* Data rows
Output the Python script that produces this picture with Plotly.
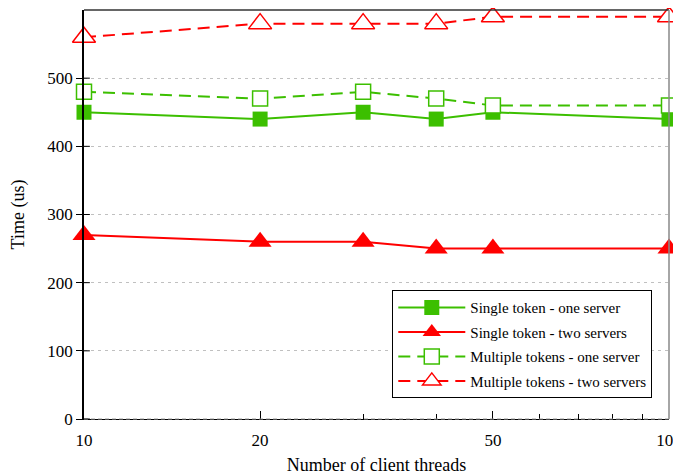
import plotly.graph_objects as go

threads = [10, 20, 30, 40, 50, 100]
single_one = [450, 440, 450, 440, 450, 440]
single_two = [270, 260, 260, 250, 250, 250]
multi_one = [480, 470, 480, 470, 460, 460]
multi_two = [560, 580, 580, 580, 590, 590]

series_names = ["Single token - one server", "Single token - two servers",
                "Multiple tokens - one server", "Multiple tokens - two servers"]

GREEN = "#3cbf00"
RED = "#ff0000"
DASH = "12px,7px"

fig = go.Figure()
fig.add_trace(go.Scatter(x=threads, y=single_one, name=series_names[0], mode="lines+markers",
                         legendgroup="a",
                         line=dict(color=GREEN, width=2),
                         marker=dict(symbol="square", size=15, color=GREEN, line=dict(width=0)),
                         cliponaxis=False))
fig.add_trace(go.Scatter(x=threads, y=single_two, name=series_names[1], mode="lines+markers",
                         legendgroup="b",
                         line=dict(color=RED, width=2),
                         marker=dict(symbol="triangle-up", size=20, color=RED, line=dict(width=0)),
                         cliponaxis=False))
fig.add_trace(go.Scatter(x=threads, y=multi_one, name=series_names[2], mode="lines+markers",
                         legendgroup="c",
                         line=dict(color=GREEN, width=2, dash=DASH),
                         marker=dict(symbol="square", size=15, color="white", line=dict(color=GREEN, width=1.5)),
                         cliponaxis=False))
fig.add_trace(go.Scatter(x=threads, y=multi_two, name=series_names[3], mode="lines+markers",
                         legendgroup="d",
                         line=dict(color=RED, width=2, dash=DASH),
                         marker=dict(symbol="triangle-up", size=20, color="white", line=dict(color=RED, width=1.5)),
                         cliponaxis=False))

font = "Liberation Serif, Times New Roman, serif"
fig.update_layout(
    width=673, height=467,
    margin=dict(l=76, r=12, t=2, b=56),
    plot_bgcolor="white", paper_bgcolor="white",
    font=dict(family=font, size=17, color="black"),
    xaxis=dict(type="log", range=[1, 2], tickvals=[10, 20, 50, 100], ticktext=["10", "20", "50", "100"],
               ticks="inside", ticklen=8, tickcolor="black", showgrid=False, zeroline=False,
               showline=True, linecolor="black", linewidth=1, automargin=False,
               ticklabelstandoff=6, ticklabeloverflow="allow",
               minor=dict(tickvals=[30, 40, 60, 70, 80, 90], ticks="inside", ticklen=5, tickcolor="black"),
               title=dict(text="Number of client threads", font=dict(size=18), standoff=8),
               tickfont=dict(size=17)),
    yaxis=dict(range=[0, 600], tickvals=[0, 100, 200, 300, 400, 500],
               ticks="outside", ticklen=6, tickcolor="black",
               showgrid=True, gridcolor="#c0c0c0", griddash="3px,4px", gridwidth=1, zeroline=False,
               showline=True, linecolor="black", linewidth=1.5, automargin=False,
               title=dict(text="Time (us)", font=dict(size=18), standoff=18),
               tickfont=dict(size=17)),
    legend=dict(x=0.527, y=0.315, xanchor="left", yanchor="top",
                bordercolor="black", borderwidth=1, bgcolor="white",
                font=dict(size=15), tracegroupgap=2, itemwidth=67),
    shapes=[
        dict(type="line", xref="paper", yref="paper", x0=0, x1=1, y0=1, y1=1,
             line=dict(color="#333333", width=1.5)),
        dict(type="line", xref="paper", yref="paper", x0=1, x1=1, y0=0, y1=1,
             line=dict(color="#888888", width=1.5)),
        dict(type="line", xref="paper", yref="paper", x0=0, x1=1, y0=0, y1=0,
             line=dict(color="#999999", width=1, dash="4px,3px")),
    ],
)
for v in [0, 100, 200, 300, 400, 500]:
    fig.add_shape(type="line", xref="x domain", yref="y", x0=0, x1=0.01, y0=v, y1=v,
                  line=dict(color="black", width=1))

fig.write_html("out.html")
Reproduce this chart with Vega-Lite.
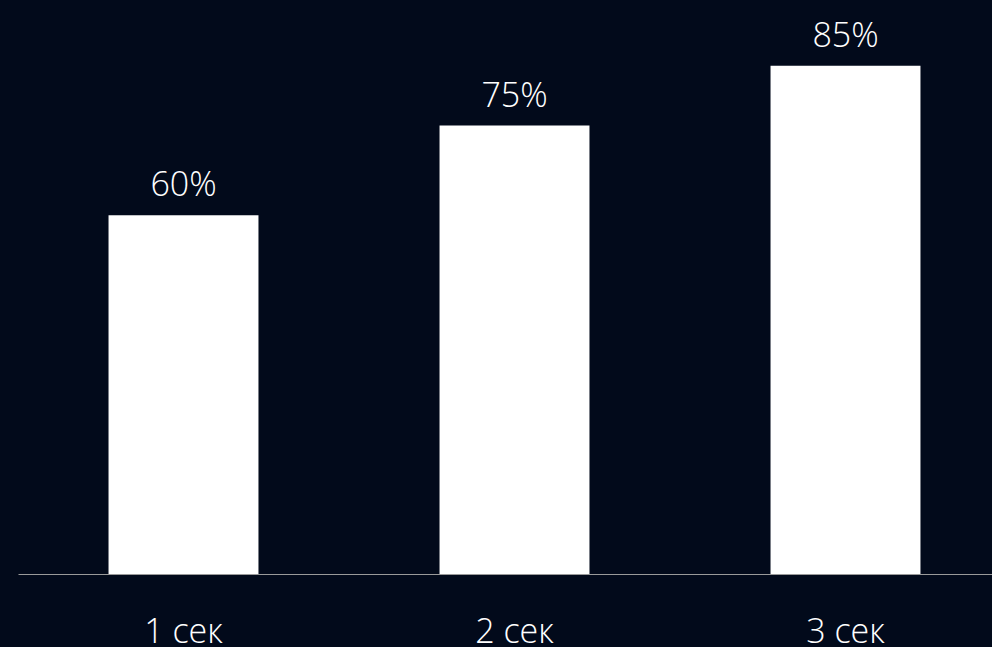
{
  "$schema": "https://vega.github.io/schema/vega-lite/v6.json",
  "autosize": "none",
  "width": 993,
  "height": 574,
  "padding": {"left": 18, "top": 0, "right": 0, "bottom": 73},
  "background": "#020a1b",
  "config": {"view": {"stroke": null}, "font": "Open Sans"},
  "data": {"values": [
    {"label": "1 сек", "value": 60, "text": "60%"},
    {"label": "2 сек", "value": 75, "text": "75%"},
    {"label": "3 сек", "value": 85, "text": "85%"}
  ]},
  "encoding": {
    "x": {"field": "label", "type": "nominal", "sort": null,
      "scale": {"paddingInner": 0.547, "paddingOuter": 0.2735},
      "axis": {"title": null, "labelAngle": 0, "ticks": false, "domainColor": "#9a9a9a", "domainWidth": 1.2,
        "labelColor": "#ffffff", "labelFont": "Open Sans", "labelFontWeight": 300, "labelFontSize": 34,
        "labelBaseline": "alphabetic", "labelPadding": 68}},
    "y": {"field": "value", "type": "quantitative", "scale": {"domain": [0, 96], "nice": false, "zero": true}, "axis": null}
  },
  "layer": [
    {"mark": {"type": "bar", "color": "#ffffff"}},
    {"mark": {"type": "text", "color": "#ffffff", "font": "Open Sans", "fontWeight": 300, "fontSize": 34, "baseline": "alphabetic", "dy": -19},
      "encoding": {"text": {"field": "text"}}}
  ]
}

* The request
Reproduce the lines from the line with "Reproduce this chart with Vega-Lite." through the last line of the entries exactly, including both ends and excluding pictures.

* Written answer
Reproduce this chart with Vega-Lite.
{
  "$schema": "https://vega.github.io/schema/vega-lite/v6.json",
  "autosize": "none",
  "width": 993,
  "height": 574,
  "padding": {"left": 18, "top": 0, "right": 0, "bottom": 73},
  "background": "#020a1b",
  "config": {"view": {"stroke": null}, "font": "Open Sans"},
  "data": {"values": [
    {"label": "1 сек", "value": 60, "text": "60%"},
    {"label": "2 сек", "value": 75, "text": "75%"},
    {"label": "3 сек", "value": 85, "text": "85%"}
  ]},
  "encoding": {
    "x": {"field": "label", "type": "nominal", "sort": null,
      "scale": {"paddingInner": 0.547, "paddingOuter": 0.2735},
      "axis": {"title": null, "labelAngle": 0, "ticks": false, "domainColor": "#9a9a9a", "domainWidth": 1.2,
        "labelColor": "#ffffff", "labelFont": "Open Sans", "labelFontWeight": 300, "labelFontSize": 34,
        "labelBaseline": "alphabetic", "labelPadding": 68}},
    "y": {"field": "value", "type": "quantitative", "scale": {"domain": [0, 96], "nice": false, "zero": true}, "axis": null}
  },
  "layer": [
    {"mark": {"type": "bar", "color": "#ffffff"}},
    {"mark": {"type": "text", "color": "#ffffff", "font": "Open Sans", "fontWeight": 300, "fontSize": 34, "baseline": "alphabetic", "dy": -19},
      "encoding": {"text": {"field": "text"}}}
  ]
}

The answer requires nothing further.